In questo compromesso dinamico, nella vita quotidiana, il nostro cervello opera grazie a tre principali categorie di processi che si mescolano e sono interdipendenti:

  • associa tra loro informazioni di vario genere. Per tentare di mettere ordine nella nostra realtà, facciamo classifiche e classificazioni di oggetti e persone, mettiamo a confronto, creiamo categorie, facciamo paragoni e inventiamo nessi causali che nel mondo complesso potrebbero essere arbitrari, ma nel nostro mondo individuale hanno tutta la considerazione possibile. D’altronde è il “nostro” mondo, e guai a metterlo ancor più in disordine…
  • si focalizza su informazioni che considera rilevanti. Posiamo la nostra attenzione su ciò che è di immediata utilità, traendo soddisfazione dalla prospettiva corta che tendiamo ad avere e che ci rende “abbastanza” performanti qui e ora. Contenti di questo e rilassati per aver risolto un problema, non ci è facile arrivare con il pensiero a quel medio-lungo termine in cui potremmo riconsiderare, eventualmente migliorare o addirittura cambiare le decisioni prese in precedenza.
  • cerca la coerenza con informazioni già in suo possesso. Niente si crea e niente si distrugge ma tutto si trasforma e non c’è nulla che venga creato dal nulla sono due princìpi che le scienze dure e la filosofia hanno sancito in vario modo. Ben lontano dall’essere una tabula rasa alla nostra nascita, noi umani impariamo quando le nuove informazioni si innestano su un reticolo cognitivo preesistente. Abbiamo bisogno di dare un senso a quello che ci accade, alla ricerca di conferme, per convalidare la nostra identità e mantenerla il più integra e stabile possibile.

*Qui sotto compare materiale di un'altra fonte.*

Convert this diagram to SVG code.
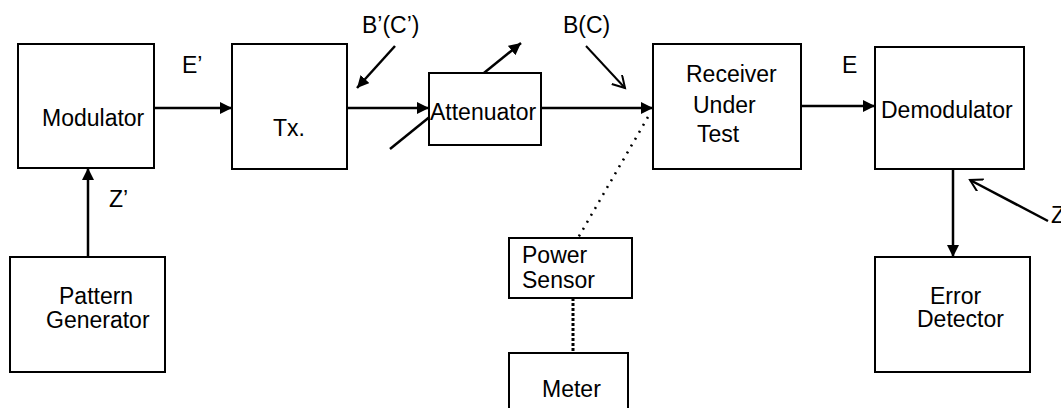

I princìpi appena delineati sono alla base sia dei nostri più grandi successi come genere umano, sia delle nostre quotidiane cantonate nella logica. Quindi come possiamo privilegiare la prima circostanza? Concentrandoci sul frenare le risposte impulsive, automatiche ed ego-riferite; contando sulla nostra esperienza e, allo stesso tempo, non essere affidati a essa in modo sconsiderato; lavorando in gruppo, sapendo che un insieme di cervelli, se ben usati, sono complementari e si arricchiscono a vicenda; essendo consapevoli che le best-practices, tanto per usare una terminologia cara agli ambienti organizzativi, emergono da uno o pochi casi di successo, la cui elevazione a modello non per forza le rende riapplicabili a tutti gli altri contesti e, più in generale, alla complessità.

Nei prossimi articoli entreremo di più in ciascuno dei princìpi di operatività cerebrale di cui sopra, e vedremo come possono essere le cause di errori di pensiero e, in un effetto domino, di azione. Capiremo anche come gestirli meglio e contenere i danni.

Nell’attesa, divertiamoci a capire nelle frasi all’inizio di questo articolo quali potrebbero essere le associazioni improprie, le focalizzazioni inadatte e le coerenze arbitrarie, cioè vere per noi ma non applicabili al totale del genere umano.